BRIEF:
Reproduce every entry below precisely; do not include the pictures.

ENTRIES SUPPLIED:
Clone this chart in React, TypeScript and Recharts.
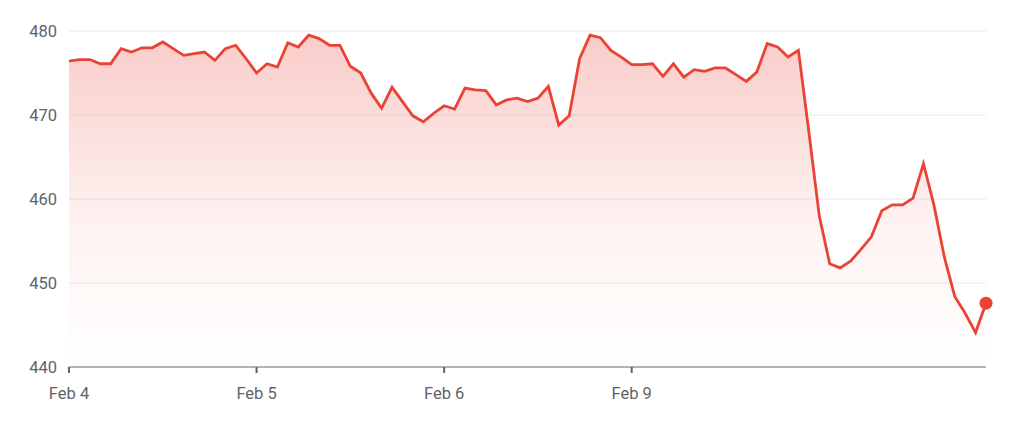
import { AreaChart, Area, XAxis, YAxis, CartesianGrid } from "recharts";

// one price every ~20 min, 18 per session; the last session is still open
const prices = [
  476.4, 476.6, 476.6, 476.1, 476.1, 477.9, 477.5, 478.0, 478.0, 478.7,
  477.9, 477.1, 477.3, 477.5, 476.5, 477.9, 478.3, 476.7, 475.0, 476.1,
  475.7, 478.6, 478.1, 479.5, 479.1, 478.3, 478.3, 475.8, 475.0, 472.6,
  470.8, 473.3, 471.6, 469.9, 469.2, 470.2, 471.1, 470.7, 473.2, 473.0,
  472.9, 471.2, 471.8, 472.0, 471.6, 472.0, 473.4, 468.8, 469.9, 476.7,
  479.5, 479.2, 477.7, 476.9, 476.0, 476.0, 476.1, 474.6, 476.1, 474.5,
  475.4, 475.2, 475.6, 475.6, 474.8, 474.0, 475.1, 478.5, 478.1, 476.9,
  477.7, 468.0, 458.0, 452.3, 451.8, 452.6, 454.0, 455.5, 458.6, 459.3,
  459.3, 460.1, 464.2, 459.3, 453.1, 448.4, 446.4, 444.1, 447.6,
];

const dayLabels = ["Feb 4", "Feb 5", "Feb 6", "Feb 9"];
const dayStarts = [0, 18, 36, 54];
const yTicks = [440, 450, 460, 470, 480];

const data = prices.map((price, i) => ({ i, price }));

const RED = "#ea4335";
const LABEL = "#5f6368";

function LastDot(props: any) {
  const { cx, cy, index } = props;
  if (index !== prices.length - 1) return null;
  return <circle cx={cx} cy={cy} r={6.5} fill={RED} stroke="none" />;
}

export default function App() {
  return (
    <div style={{ position: "absolute", left: 0, top: 0 }}>
      <AreaChart
        width={1025}
        height={422}
        data={data}
        margin={{ top: 31, right: 39, bottom: 0, left: 0 }}
      >
        <defs>
          <linearGradient id="fillRed" x1="0" y1="0" x2="0" y2="1">
            <stop offset="0%" stopColor={RED} stopOpacity={0.45} />
            <stop offset="55%" stopColor={RED} stopOpacity={0.12} />
            <stop offset="100%" stopColor={RED} stopOpacity={0} />
          </linearGradient>
        </defs>
        <CartesianGrid vertical={false} stroke="#f1f1f1" strokeWidth={1.5} />
        <XAxis
          dataKey="i"
          type="number"
          domain={[0, prices.length - 1]}
          ticks={dayStarts}
          tickFormatter={(v: number) => dayLabels[dayStarts.indexOf(v)] ?? ""}
          height={55}
          axisLine={{ stroke: "#9e9e9e", strokeWidth: 1.5 }}
          tickLine={{ stroke: LABEL, strokeWidth: 2 }}
          tickSize={6}
          tickMargin={14}
          tick={{ fill: LABEL, fontSize: 16.5, fontFamily: "Roboto" }}
        />
        <YAxis
          domain={[440, 480]}
          ticks={yTicks}
          width={69}
          axisLine={false}
          tickLine={false}
          tickSize={6}
          tickMargin={6}
          tick={{ fill: LABEL, fontSize: 16.5, fontFamily: "Roboto" }}
        />
        <Area
          type="linear"
          dataKey="price"
          baseValue={440}
          stroke={RED}
          strokeWidth={2.8}
          fill="url(#fillRed)"
          dot={<LastDot />}
          activeDot={false}
          isAnimationActive={false}
        />
      </AreaChart>
    </div>
  );
}
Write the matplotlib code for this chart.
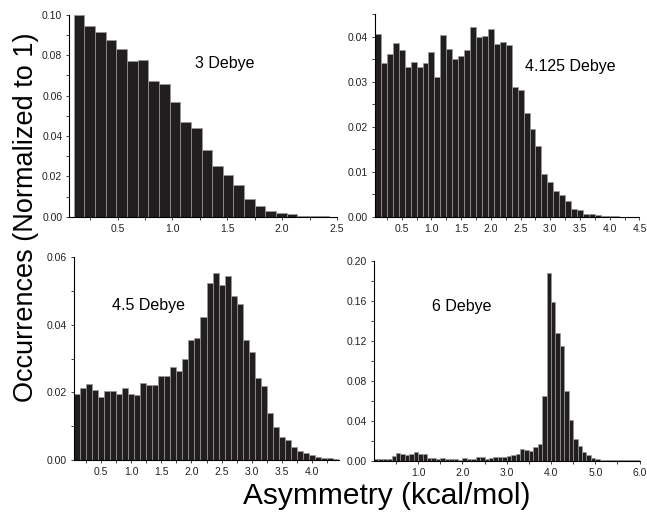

WRITTEN ANSWER:
Clone this chart in React, TypeScript and Recharts.
import { AreaChart, Area, XAxis, YAxis, CartesianGrid } from "recharts";

// one price every ~20 min, 18 per session; the last session is still open
const prices = [
  476.4, 476.6, 476.6, 476.1, 476.1, 477.9, 477.5, 478.0, 478.0, 478.7,
  477.9, 477.1, 477.3, 477.5, 476.5, 477.9, 478.3, 476.7, 475.0, 476.1,
  475.7, 478.6, 478.1, 479.5, 479.1, 478.3, 478.3, 475.8, 475.0, 472.6,
  470.8, 473.3, 471.6, 469.9, 469.2, 470.2, 471.1, 470.7, 473.2, 473.0,
  472.9, 471.2, 471.8, 472.0, 471.6, 472.0, 473.4, 468.8, 469.9, 476.7,
  479.5, 479.2, 477.7, 476.9, 476.0, 476.0, 476.1, 474.6, 476.1, 474.5,
  475.4, 475.2, 475.6, 475.6, 474.8, 474.0, 475.1, 478.5, 478.1, 476.9,
  477.7, 468.0, 458.0, 452.3, 451.8, 452.6, 454.0, 455.5, 458.6, 459.3,
  459.3, 460.1, 464.2, 459.3, 453.1, 448.4, 446.4, 444.1, 447.6,
];

const dayLabels = ["Feb 4", "Feb 5", "Feb 6", "Feb 9"];
const dayStarts = [0, 18, 36, 54];
const yTicks = [440, 450, 460, 470, 480];

const data = prices.map((price, i) => ({ i, price }));

const RED = "#ea4335";
const LABEL = "#5f6368";

function LastDot(props: any) {
  const { cx, cy, index } = props;
  if (index !== prices.length - 1) return null;
  return <circle cx={cx} cy={cy} r={6.5} fill={RED} stroke="none" />;
}

export default function App() {
  return (
    <div style={{ position: "absolute", left: 0, top: 0 }}>
      <AreaChart
        width={1025}
        height={422}
        data={data}
        margin={{ top: 31, right: 39, bottom: 0, left: 0 }}
      >
        <defs>
          <linearGradient id="fillRed" x1="0" y1="0" x2="0" y2="1">
            <stop offset="0%" stopColor={RED} stopOpacity={0.45} />
            <stop offset="55%" stopColor={RED} stopOpacity={0.12} />
            <stop offset="100%" stopColor={RED} stopOpacity={0} />
          </linearGradient>
        </defs>
        <CartesianGrid vertical={false} stroke="#f1f1f1" strokeWidth={1.5} />
        <XAxis
          dataKey="i"
          type="number"
          domain={[0, prices.length - 1]}
          ticks={dayStarts}
          tickFormatter={(v: number) => dayLabels[dayStarts.indexOf(v)] ?? ""}
          height={55}
          axisLine={{ stroke: "#9e9e9e", strokeWidth: 1.5 }}
          tickLine={{ stroke: LABEL, strokeWidth: 2 }}
          tickSize={6}
          tickMargin={14}
          tick={{ fill: LABEL, fontSize: 16.5, fontFamily: "Roboto" }}
        />
        <YAxis
          domain={[440, 480]}
          ticks={yTicks}
          width={69}
          axisLine={false}
          tickLine={false}
          tickSize={6}
          tickMargin={6}
          tick={{ fill: LABEL, fontSize: 16.5, fontFamily: "Roboto" }}
        />
        <Area
          type="linear"
          dataKey="price"
          baseValue={440}
          stroke={RED}
          strokeWidth={2.8}
          fill="url(#fillRed)"
          dot={<LastDot />}
          activeDot={false}
          isAnimationActive={false}
        />
      </AreaChart>
    </div>
  );
}
Write the matplotlib code for this chart.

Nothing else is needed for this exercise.